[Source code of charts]
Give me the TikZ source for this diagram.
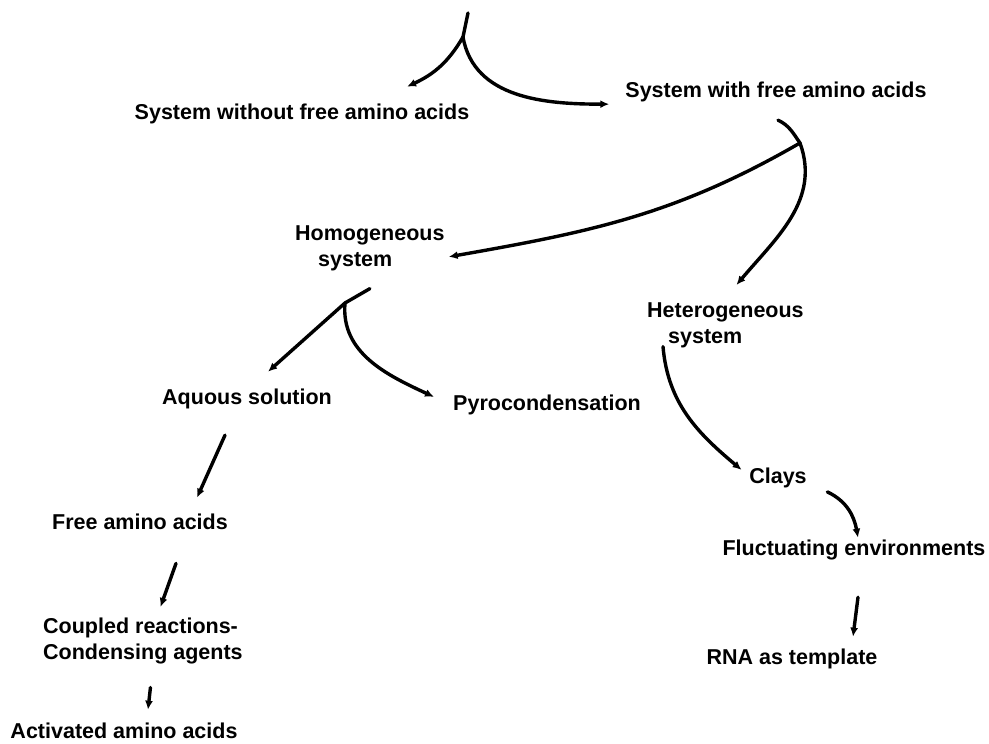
\documentclass[tikz,border=0pt]{standalone}
\usepackage{fontspec}
\setmainfont{Liberation Sans}
\usetikzlibrary{arrows.meta}

\begin{document}
\begin{tikzpicture}[x=1pt,y=1pt,
  lbl/.style={font=\bfseries\fontsize{21.5}{26}\selectfont, inner sep=0pt},
  stem/.style={line width=3.4pt, line cap=round},
  arr/.style={stem, -{Latex[length=9pt,width=8pt]}}]
\useasboundingbox (0,0) rectangle (989,744);
% labels
\node[lbl, anchor=base] (sysno) at (302,624) {System without free amino acids};
\node[lbl, anchor=base] (sysfree) at (776,646) {System with free amino acids};
\node[lbl, anchor=north west, align=left] (homo) at (295,518.5) {Homogeneous\\\hspace*{23pt}system};
\node[lbl, anchor=north west, align=left] (hetero) at (647,441.5) {Heterogeneous\\\hspace*{21pt}system};
\node[lbl, anchor=base] (aquous) at (247,339) {Aquous solution};
\node[lbl, anchor=base] (pyro) at (547,333) {Pyrocondensation};
\node[lbl, anchor=base] (free) at (140,214) {Free amino acids};
\node[lbl, anchor=base] (clays) at (778,260) {Clays};
\node[lbl, anchor=base] (fluct) at (854,188) {Fluctuating environments};
\node[lbl, anchor=north west, align=left] (coupled) at (43,126.5) {Coupled reactions-\\Condensing agents};
\node[lbl, anchor=base] (rna) at (792,79) {RNA as template};
\node[lbl, anchor=base] (activ) at (124,5) {Activated amino acids};
% forks
\coordinate (rootA) at (468,731);
\coordinate (forkA) at (463,707);
\coordinate (forkB) at (800,601);
\coordinate (forkC) at (345,441);
\draw[stem] (rootA) -- (forkA);
\draw[arr] (forkA) to[out=240,in=25] ([shift={(105,17.5)}]sysno.north);
\draw[arr] (forkA) to[out=-80,in=180] ([shift={(-16,-1.5)}]sysfree.south west);
\draw[stem] ([shift={(2,-17.5)}]sysfree.south) to[out=-25,in=125] (forkB);
\draw[arr] (forkB) to[out=210,in=10] ([shift={(4,-8.5)}]homo.east);
\draw[arr] (forkB) to[out=-70,in=50] ([shift={(11,17.5)}]hetero.north);
\draw[stem] ([shift={(0,-17.5)}]homo.south) -- (forkC);
\draw[arr] (forkC) -- ([shift={(21,17.5)}]aquous.north);
\draw[arr] (forkC) to[out=-95,in=155] ([shift={(-19,8.5)}]pyro.west);
% left column
\draw[arr] ([shift={(-22,-25.5)}]aquous.south) -- ([shift={(57,16.5)}]free.north);
\draw[arr] ([shift={(36,-33)}]free.south) -- ([shift={(17.5,10.5)}]coupled.north);
\draw[arr] ([shift={(7.5,-23.5)}]coupled.south) -- ([shift={(24,13.5)}]activ.north);
% right column
\draw[arr] ([shift={(16,1.5)}]hetero.south west) to[out=-85,in=140] ([shift={(-7.5,8.5)}]clays.west);
\draw[arr] ([shift={(20.5,-13.5)}]clays.east) to[out=-25,in=100] ([shift={(4,2.5)}]fluct.north);
\draw[arr] ([shift={(4,-36.5)}]fluct.south) -- ([shift={(61,12.5)}]rna.north);
\end{tikzpicture}
\end{document}
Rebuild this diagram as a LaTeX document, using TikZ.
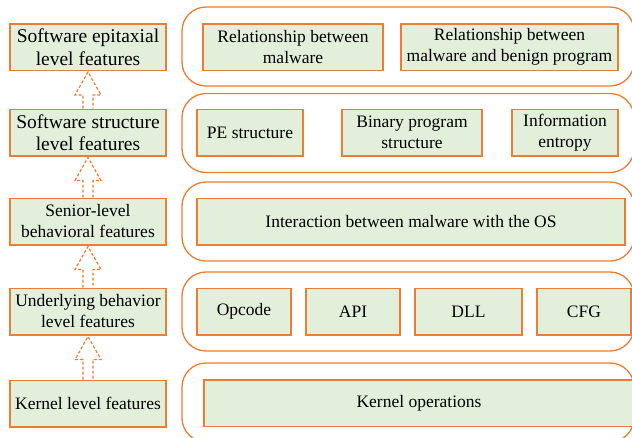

Task directions:
Leave out the pictures and return every record word for word.

Answer below:
Give me the TikZ source for this diagram.
\documentclass[tikz,border=0pt]{standalone}
\usepackage{fontspec}
\setmainfont{Liberation Sans}
\usetikzlibrary{arrows.meta}

\begin{document}
\begin{tikzpicture}[x=1pt,y=1pt,
  lbl/.style={font=\bfseries\fontsize{21.5}{26}\selectfont, inner sep=0pt},
  stem/.style={line width=3.4pt, line cap=round},
  arr/.style={stem, -{Latex[length=9pt,width=8pt]}}]
\useasboundingbox (0,0) rectangle (989,744);
% labels
\node[lbl, anchor=base] (sysno) at (302,624) {System without free amino acids};
\node[lbl, anchor=base] (sysfree) at (776,646) {System with free amino acids};
\node[lbl, anchor=north west, align=left] (homo) at (295,518.5) {Homogeneous\\\hspace*{23pt}system};
\node[lbl, anchor=north west, align=left] (hetero) at (647,441.5) {Heterogeneous\\\hspace*{21pt}system};
\node[lbl, anchor=base] (aquous) at (247,339) {Aquous solution};
\node[lbl, anchor=base] (pyro) at (547,333) {Pyrocondensation};
\node[lbl, anchor=base] (free) at (140,214) {Free amino acids};
\node[lbl, anchor=base] (clays) at (778,260) {Clays};
\node[lbl, anchor=base] (fluct) at (854,188) {Fluctuating environments};
\node[lbl, anchor=north west, align=left] (coupled) at (43,126.5) {Coupled reactions-\\Condensing agents};
\node[lbl, anchor=base] (rna) at (792,79) {RNA as template};
\node[lbl, anchor=base] (activ) at (124,5) {Activated amino acids};
% forks
\coordinate (rootA) at (468,731);
\coordinate (forkA) at (463,707);
\coordinate (forkB) at (800,601);
\coordinate (forkC) at (345,441);
\draw[stem] (rootA) -- (forkA);
\draw[arr] (forkA) to[out=240,in=25] ([shift={(105,17.5)}]sysno.north);
\draw[arr] (forkA) to[out=-80,in=180] ([shift={(-16,-1.5)}]sysfree.south west);
\draw[stem] ([shift={(2,-17.5)}]sysfree.south) to[out=-25,in=125] (forkB);
\draw[arr] (forkB) to[out=210,in=10] ([shift={(4,-8.5)}]homo.east);
\draw[arr] (forkB) to[out=-70,in=50] ([shift={(11,17.5)}]hetero.north);
\draw[stem] ([shift={(0,-17.5)}]homo.south) -- (forkC);
\draw[arr] (forkC) -- ([shift={(21,17.5)}]aquous.north);
\draw[arr] (forkC) to[out=-95,in=155] ([shift={(-19,8.5)}]pyro.west);
% left column
\draw[arr] ([shift={(-22,-25.5)}]aquous.south) -- ([shift={(57,16.5)}]free.north);
\draw[arr] ([shift={(36,-33)}]free.south) -- ([shift={(17.5,10.5)}]coupled.north);
\draw[arr] ([shift={(7.5,-23.5)}]coupled.south) -- ([shift={(24,13.5)}]activ.north);
% right column
\draw[arr] ([shift={(16,1.5)}]hetero.south west) to[out=-85,in=140] ([shift={(-7.5,8.5)}]clays.west);
\draw[arr] ([shift={(20.5,-13.5)}]clays.east) to[out=-25,in=100] ([shift={(4,2.5)}]fluct.north);
\draw[arr] ([shift={(4,-36.5)}]fluct.south) -- ([shift={(61,12.5)}]rna.north);
\end{tikzpicture}
\end{document}
Rebuild this diagram as a LaTeX document, using TikZ.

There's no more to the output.